Health Affairs: EHRs go green
The study showed that Kaiser Permanente’s EHR system saved 1,044 tons of paper for medical charts and 68 tons of x-ray film via digitized images. In addition, the EHR lowered gasoline consumption—by at least 3 million gallons per year—because patients could make virtual visits with their physician instead of driving to the doctor's office, the authors wrote.
Marianne C. Turley, senior statistical consultant for analytics and evaluation in the Health IT Transformation and Analytics Group at Kaiser Permanente in Portland, Ore., and colleagues evaluated the effects of the organization’s HealthConnect EHR use on greenhouse gases, waste, toxic chemicals and water use within the Kaiser Permanente system, which serves more than 8.7 million members in nine states and the District of Columbia.
Comprehensive use of health IT kept as much as 92,000 tons of carbon dioxide emissions out of the air through virtual visits alone, their analysis showed.
The researchers also found that the use of EHRs avoided 7,000 tons of carbon dioxide emissions through e-prescribing; and that use of toxic chemicals, such as silver nitrate and hydroquinone, was reduced by 33.3 tons through digitizing and archiving x-ray images and other scans.
In addition, 71 million gallons of water were conserved through the use of the PACS, the report found.
“The magnitude of the findings was surprising as they are very substantial,” Terhilda Garrido, a co-author of the study and vice president of Kaiser's Health IT Transformation and Analytics Group, in Oakland, Calif., said in an interview.
However, although the study revealed positive findings overall, there were some negative ones as well. “The use of personal computers resulted in higher energy consumption and generated an additional 250 tons of waste,” the authors wrote.
The largest downside was increased energy use: computers and data centers use 89,300 megawatt hours a year, according to the researchers. “The impact is the equivalent of releasing the carbon sequestered annually by 13,300 acres of forest. Switching from desktop personal computers to laptops with external monitors would reduce this impact by 2,300 acres,” the researchers noted.
Healthcare activities as a whole contribute 8 percent of the total greenhouse gases and 7 percent of the total carbon dioxide emissions produced in the U.S., they wrote.
“The total weight of carbon dioxide emissions from the healthcare sector is 434.55 metric tons, whereas the maximum benefit in our model was a reduction of 47,700 tons of carbon dioxide. If the maximum benefit in our model were extrapolated to the entire U.S. population, the total reduction in carbon dioxide would total 1.7 million tons,” the researchers asserted.

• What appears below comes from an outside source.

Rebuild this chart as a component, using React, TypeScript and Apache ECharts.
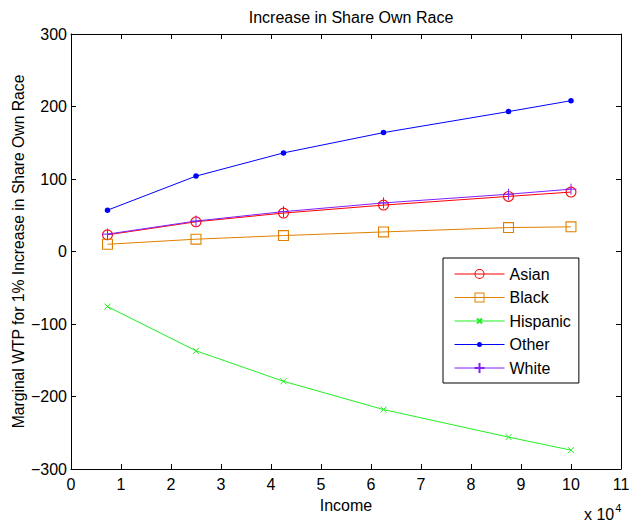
import React, { useEffect, useRef } from "react";
import * as echarts from "echarts";

const income = [7300, 25000, 42500, 62500, 87500, 100000];
const asian = [23, 41, 53, 64, 76, 82];
const black = [10, 17, 22, 27, 33, 34];
const hispanic = [-76, -137, -179, -218, -256, -274];
const other = [57, 104, 136, 164, 193, 208];
const white = [24, 42, 55, 67, 79, 86];

const seriesNames = ["Asian", "Black", "Hispanic", "Other", "White"];
const FONT = "Liberation Sans, Arial, Helvetica, sans-serif";

// marker shapes (10x10 boxes)
const RING =
  "path://M0,5A5,5 0 1,1 10,5A5,5 0 1,1 0,5ZM1,5A4,4 0 1,0 9,5A4,4 0 1,0 1,5Z";
const SQUARE = "path://M0,0L10,0L10,10L0,10ZM1,1L1,9L9,9L9,1Z";
const CROSS = "path://M0,0M10,10M2.5,2.5L7.5,7.5M7.5,2.5L2.5,7.5";
const DOT =
  "path://M0,0M10,10M2.5,5A2.5,2.5 0 1,1 7.5,5A2.5,2.5 0 1,1 2.5,5Z";
const PLUS = "path://M5,0L5,10M0,5L10,5";

export default function App() {
  const ref = useRef<HTMLDivElement>(null);
  useEffect(() => {
    if (!ref.current) return;
    const chart = echarts.init(ref.current, null, { renderer: "svg" });
    const pair = (ys: number[]) => income.map((x, i) => [x, ys[i]]);
    const mk = (
      name: string,
      ys: number[],
      color: string,
      symbol: string,
      size: number,
      stroke: boolean
    ) => ({
      type: "line",
      name,
      data: pair(ys),
      symbol,
      symbolSize: size,
      showAllSymbol: true,
      lineStyle: { color, width: 1 },
      itemStyle: stroke
        ? { color, borderColor: color, borderWidth: 1 }
        : { color, borderWidth: 0 },
      color,
      emphasis: { disabled: true },
    });
    const axisCommon = {
      axisLine: { show: true, onZero: false, lineStyle: { color: "#000", width: 1 } },
      axisTick: { show: true, inside: true, length: 5, lineStyle: { color: "#000" } },
      splitLine: { show: false },
    };
    chart.setOption({
      animation: false,
      backgroundColor: "#fff",
      textStyle: { fontFamily: FONT },
      title: {
        text: "Increase in Share Own Race",
        left: 346,
        top: 4,
        textAlign: "center",
        textStyle: { fontFamily: FONT, fontSize: 16, fontWeight: "normal", color: "#000" },
      },
      grid: {
        left: 71,
        right: 10,
        top: 34,
        bottom: 55,
        containLabel: false,
        outerBoundsMode: "none",
      },
      xAxis: [
        {
          type: "value",
          min: 0,
          max: 110000,
          interval: 10000,
          name: "Income",
          nameLocation: "middle",
          nameGap: 28,
          nameMoveOverlap: false,
          nameTextStyle: { fontFamily: FONT, fontSize: 16, color: "#000" },
          axisLabel: {
            fontFamily: FONT,
            fontSize: 16,
            color: "#000",
            margin: 7,
            formatter: (v: number) => String(v / 10000),
          },
          ...axisCommon,
        },
        {
          type: "value",
          position: "top",
          min: 0,
          max: 110000,
          interval: 10000,
          axisLabel: { show: false },
          ...axisCommon,
        },
      ],
      yAxis: [
        {
          type: "value",
          min: -300,
          max: 300,
          interval: 100,
          name: "Marginal WTP for 1% Increase in Share Own Race",
          nameLocation: "middle",
          nameGap: 45,
          nameMoveOverlap: false,
          nameTextStyle: { fontFamily: FONT, fontSize: 15.7, color: "#000" },
          axisLabel: {
            fontFamily: FONT,
            fontSize: 16,
            color: "#000",
            margin: 4,
            formatter: (v: number) => String(v).replace("-", "\u2212"),
          },
          ...axisCommon,
        },
        {
          type: "value",
          position: "right",
          min: -300,
          max: 300,
          interval: 100,
          axisLabel: { show: false },
          ...axisCommon,
        },
      ],
      legend: {
        data: seriesNames,
        orient: "vertical",
        left: 443,
        top: 258,
        width: 138,
        itemWidth: 50,
        itemHeight: 12.5,
        itemGap: 7.5,
        padding: [8, 8, 7, 11],
        borderColor: "#000",
        borderWidth: 1,
        backgroundColor: "#fff",
        lineStyle: { width: 1 },
        textStyle: { fontFamily: FONT, fontSize: 16, color: "#000", lineHeight: 16 },
        selectedMode: false,
      },
      graphic: [
        {
          type: "text",
          left: 584,
          top: 502,
          style: {
            text: "{a|x 10}{b|4}",
            rich: {
              a: { fontFamily: FONT, fontSize: 16, fill: "#000", verticalAlign: "bottom", lineHeight: 20 },
              b: { fontFamily: FONT, fontSize: 11, fill: "#000", verticalAlign: "top", lineHeight: 20, padding: [0, 0, 10, 1] },
            },
          },
        },
      ],
      series: [
        mk("Asian", asian, "#ff0000", RING, 11, false),
        mk("Black", black, "#e08000", SQUARE, 11, false),
        mk("Hispanic", hispanic, "#22ee22", CROSS, 12, true),
        mk("Other", other, "#0000ff", DOT, 11, false),
        mk("White", white, "#8020ff", PLUS, 11, true),
      ],
    });
    return () => chart.dispose();
  }, []);
  return (
    <div
      ref={ref}
      style={{ position: "fixed", left: 0, top: 0, width: 631, height: 524 }}
    />
  );
}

Turley and Garrido acknowledged there is a need to build on their research. “We’ve taken the first step and are offering this model, but we would expect and hope others will continue to enhance and develop on it,” Garrido stated. “We would like to understand how EHRs and IT systems can be used in a more energy-efficient way.”
“As we start to store more information about people, we’ll have to come up with ways to adapt our collection systems to minimize the amount of data storage dedicated to each person,” Turley said in an interview. “As we continue to collect more information on patients, we have to find more efficient ways to store that information reliably.”